Begin
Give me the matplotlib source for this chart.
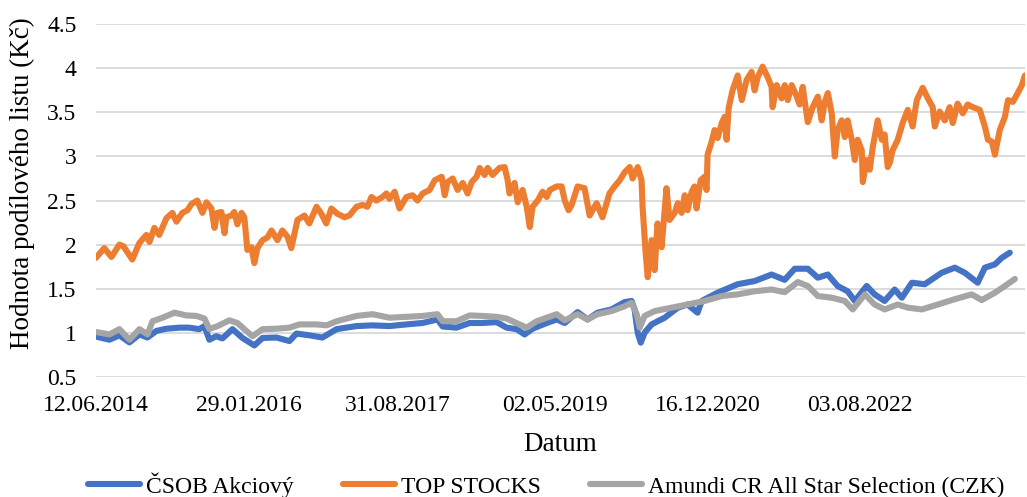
import matplotlib

matplotlib.use("Agg")

import matplotlib.pyplot as plt
import pandas as pd

START = "2014-06-12"

# days since START
csob_days = [1, 52, 91, 130, 169, 200, 235, 274, 324, 363, 402, 422, 441, 468, 492, 531, 570, 597, 616, 648,
             702, 753, 780, 831, 881, 936, 1014, 1076, 1142, 1208, 1271, 1329, 1349, 1403, 1454, 1504, 1559,
             1598, 1637, 1668, 1699, 1754, 1793, 1824, 1874, 1913, 1952, 2006, 2057, 2084, 2096, 2108, 2120,
             2135, 2162, 2213, 2264, 2302, 2341, 2357, 2419, 2497, 2563, 2629, 2680, 2719, 2770, 2809, 2848,
             2886, 2925, 2953, 2999, 3030, 3069, 3108, 3136, 3175, 3225, 3291, 3342, 3381, 3431, 3459, 3498,
             3525, 3556]
csob_vals = [0.955, 0.92, 0.97, 0.89, 0.98, 0.945, 1.02, 1.045, 1.057, 1.057, 1.04, 1.075, 0.92, 0.96, 0.935,
             1.04, 0.94, 0.89, 0.855, 0.94, 0.945, 0.905, 0.99, 0.97, 0.945, 1.04, 1.075, 1.083, 1.075, 1.094,
             1.11, 1.15, 1.07, 1.057, 1.11, 1.11, 1.12, 1.057, 1.04, 0.98, 1.045, 1.11, 1.15, 1.11, 1.234, 1.15,
             1.227, 1.264, 1.347, 1.36, 1.264, 1.0, 0.887, 1.0, 1.094, 1.17, 1.284, 1.32, 1.227, 1.36, 1.454,
             1.55, 1.586, 1.66, 1.6, 1.726, 1.726, 1.624, 1.66, 1.53, 1.47, 1.36, 1.53, 1.435, 1.36, 1.49,
             1.397, 1.567, 1.55, 1.68, 1.738, 1.68, 1.567, 1.738, 1.775, 1.85, 1.908]

top_days = [0, 32, 60, 91, 107, 141, 169, 196, 208, 227, 246, 274, 297, 313, 336, 356, 371, 394, 414, 430,
            449, 461, 472, 488, 500, 507, 527, 538, 550, 566, 577, 589, 605, 616, 628, 648, 667, 683, 706, 725,
            745, 760, 784, 811, 830, 858, 877, 896, 916, 939, 967, 986, 1014, 1037, 1056, 1072, 1091, 1115,
            1130, 1142, 1162, 1181, 1208, 1232, 1251, 1271, 1298, 1318, 1345, 1357, 1368, 1388, 1407, 1427,
            1446, 1462, 1481, 1493, 1512, 1524, 1543, 1570, 1590, 1602, 1609, 1629, 1641, 1660, 1676, 1688,
            1699, 1719, 1738, 1754, 1766, 1793, 1812, 1824, 1839, 1851, 1874, 1901, 1921, 1948, 1971, 1998,
            2018, 2038, 2057, 2077, 2088, 2108, 2123, 2127, 2139, 2147, 2162, 2174, 2185, 2201, 2220, 2232,
            2252, 2264, 2279, 2291, 2302, 2318, 2329, 2337, 2353, 2368, 2376, 2380, 2396, 2407, 2419, 2435,
            2446, 2454, 2462, 2477, 2497, 2513, 2532, 2551, 2563, 2575, 2594, 2614, 2629, 2633, 2649, 2668,
            2680, 2692, 2707, 2727, 2738, 2750, 2770, 2789, 2809, 2824, 2836, 2848, 2863, 2875, 2886, 2902,
            2914, 2925, 2941, 2953, 2964, 2980, 2984, 2999, 3011, 3023, 3042, 3058, 3069, 3081, 3089, 3100,
            3120, 3139, 3159, 3178, 3194, 3217, 3237, 3256, 3264, 3283, 3303, 3322, 3334, 3353, 3373, 3392,
            3412, 3439, 3459, 3471, 3486, 3498, 3517, 3537, 3549, 3568, 3587, 3603, 3615]
top_vals = [1.85, 1.96, 1.86, 2.0, 1.98, 1.83, 2.02, 2.11, 2.03, 2.19, 2.11, 2.3, 2.36, 2.26, 2.36, 2.39, 2.46,
            2.5, 2.36, 2.48, 2.41, 2.19, 2.36, 2.37, 2.13, 2.31, 2.33, 2.37, 2.23, 2.36, 2.31, 1.94, 1.97, 1.79,
            1.96, 2.05, 2.08, 2.16, 2.05, 2.16, 2.09, 1.96, 2.28, 2.33, 2.24, 2.43, 2.35, 2.24, 2.41, 2.35, 2.31,
            2.33, 2.43, 2.45, 2.43, 2.54, 2.5, 2.54, 2.58, 2.52, 2.6, 2.41, 2.54, 2.56, 2.5, 2.58, 2.62, 2.73,
            2.77, 2.56, 2.71, 2.75, 2.62, 2.7, 2.58, 2.71, 2.77, 2.87, 2.79, 2.87, 2.79, 2.87, 2.88, 2.73, 2.58,
            2.7, 2.48, 2.62, 2.43, 2.2, 2.43, 2.5, 2.6, 2.54, 2.62, 2.66, 2.66, 2.5, 2.39, 2.45, 2.66, 2.64,
            2.33, 2.47, 2.31, 2.58, 2.66, 2.73, 2.82, 2.88, 2.75, 2.88, 2.73, 2.43, 1.9, 1.63, 2.05, 1.71, 2.24,
            1.97, 2.64, 2.28, 2.36, 2.47, 2.36, 2.56, 2.39, 2.6, 2.66, 2.41, 2.73, 2.77, 2.62, 3.02, 3.17, 3.3,
            3.21, 3.38, 3.45, 3.19, 3.55, 3.75, 3.92, 3.64, 3.87, 3.96, 3.75, 3.9, 4.02, 3.9, 3.79, 3.56, 3.81,
            3.66, 3.81, 3.64, 3.81, 3.68, 3.59, 3.79, 3.39, 3.56, 3.68, 3.41, 3.62, 3.72, 3.49, 3.0, 3.3, 3.41,
            3.22, 3.41, 3.19, 2.96, 3.19, 3.07, 2.71, 2.96, 2.85, 3.11, 3.41, 3.19, 3.25, 2.88, 2.93, 3.07,
            3.19, 3.38, 3.53, 3.34, 3.64, 3.78, 3.66, 3.56, 3.34, 3.51, 3.41, 3.56, 3.38, 3.6, 3.49, 3.59,
            3.56, 3.53, 3.34, 3.19, 3.17, 3.02, 3.3, 3.45, 3.64, 3.62, 3.72, 3.81, 3.92]

amundi_days = [1, 52, 91, 130, 169, 200, 220, 259, 305, 352, 391, 422, 441, 473, 519, 550, 585, 609, 648,
               702, 753, 792, 858, 897, 936, 1014, 1076, 1142, 1208, 1271, 1329, 1349, 1403, 1454, 1504,
               1559, 1598, 1648, 1676, 1715, 1793, 1824, 1874, 1913, 1952, 2006, 2057, 2084, 2104, 2116,
               2135, 2174, 2240, 2302, 2368, 2435, 2497, 2563, 2629, 2680, 2731, 2770, 2809, 2863, 2914,
               2945, 2992, 3030, 3069, 3120, 3159, 3214, 3276, 3342, 3408, 3447, 3498, 3537, 3576]
amundi_vals = [1.007, 0.98, 1.04, 0.92, 1.04, 0.98, 1.13, 1.17, 1.227, 1.196, 1.19, 1.16, 1.04, 1.075, 1.14,
               1.11, 1.02, 0.96, 1.04, 1.045, 1.057, 1.094, 1.094, 1.083, 1.13, 1.19, 1.21, 1.17, 1.18, 1.19,
               1.21, 1.13, 1.13, 1.196, 1.19, 1.18, 1.16, 1.094, 1.057, 1.13, 1.21, 1.14, 1.21, 1.15, 1.21,
               1.245, 1.3, 1.34, 1.21, 1.057, 1.19, 1.245, 1.284, 1.32, 1.36, 1.416, 1.435, 1.47, 1.49, 1.46,
               1.575, 1.53, 1.416, 1.397, 1.36, 1.264, 1.435, 1.32, 1.264, 1.32, 1.284, 1.264, 1.32, 1.38,
               1.435, 1.37, 1.454, 1.53, 1.61]

tick_labels = ["12.06.2014", "29.01.2016", "31.08.2017", "02.05.2019", "16.12.2020", "03.08.2022"]
y_ticks = [0.5, 1, 1.5, 2, 2.5, 3, 3.5, 4, 4.5]
y_tick_labels = ["0.5", "1", "1.5", "2", "2.5", "3", "3.5", "4", "4.5"]


def to_dates(days):
    return pd.Timestamp(START) + pd.to_timedelta(days, unit="D")


def main() -> None:
    plt.rcParams["font.family"] = ["Liberation Serif", "DejaVu Serif"]

    fig = plt.figure(figsize=(10.27, 4.97), dpi=100)
    ax = fig.add_axes([0.0935, 0.242, 0.9045, 0.709])

    style = dict(linewidth=4.4, solid_capstyle="round", solid_joinstyle="round")
    ax.plot(to_dates(csob_days), csob_vals, color="#4472C4", label="ČSOB Akciový", **style)
    ax.plot(to_dates(top_days), top_vals, color="#ED7D31", label="TOP STOCKS", **style)
    ax.plot(to_dates(amundi_days), amundi_vals, color="#A5A5A5",
            label="Amundi CR All Star Selection (CZK)", **style)

    ax.set_ylim(0.5, 4.5)
    ax.set_yticks(y_ticks)
    ax.set_yticklabels(y_tick_labels)
    ax.set_xlim(to_dates([0])[0], to_dates([top_days[-1]])[0])
    ax.set_xticks(pd.to_datetime(tick_labels, format="%d.%m.%Y"))
    ax.set_xticklabels(tick_labels)

    ax.grid(axis="y", color="#D9D9D9", linewidth=1.3)
    ax.set_axisbelow(True)
    for spine in ax.spines.values():
        spine.set_visible(False)
    ax.tick_params(axis="both", length=0, labelsize=17, colors="#000000")
    ax.tick_params(axis="y", pad=14)
    ax.tick_params(axis="x", pad=13)

    ax.set_xlabel("Datum", fontsize=19.5, labelpad=12)
    ax.set_ylabel("Hodnota podílového listu (Kč)", fontsize=19.5)
    ax.yaxis.set_label_coords(-0.066, 0.55)

    fig.legend(loc="center", bbox_to_anchor=(546 / 1027, 1 - 485 / 497), ncol=3, frameon=False,
               fontsize=17, handlelength=2.2, handletextpad=0.25, columnspacing=2.1)

    fig.savefig("out.png", dpi=100)
    plt.close(fig)


if __name__ == "__main__":
    main()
End
Problem: All lines holding the word "matplotlib" should be picked out and copied.

Answer to the task:
Give me the matplotlib source for this chart.
import matplotlib
matplotlib.use("Agg")
import matplotlib.pyplot as plt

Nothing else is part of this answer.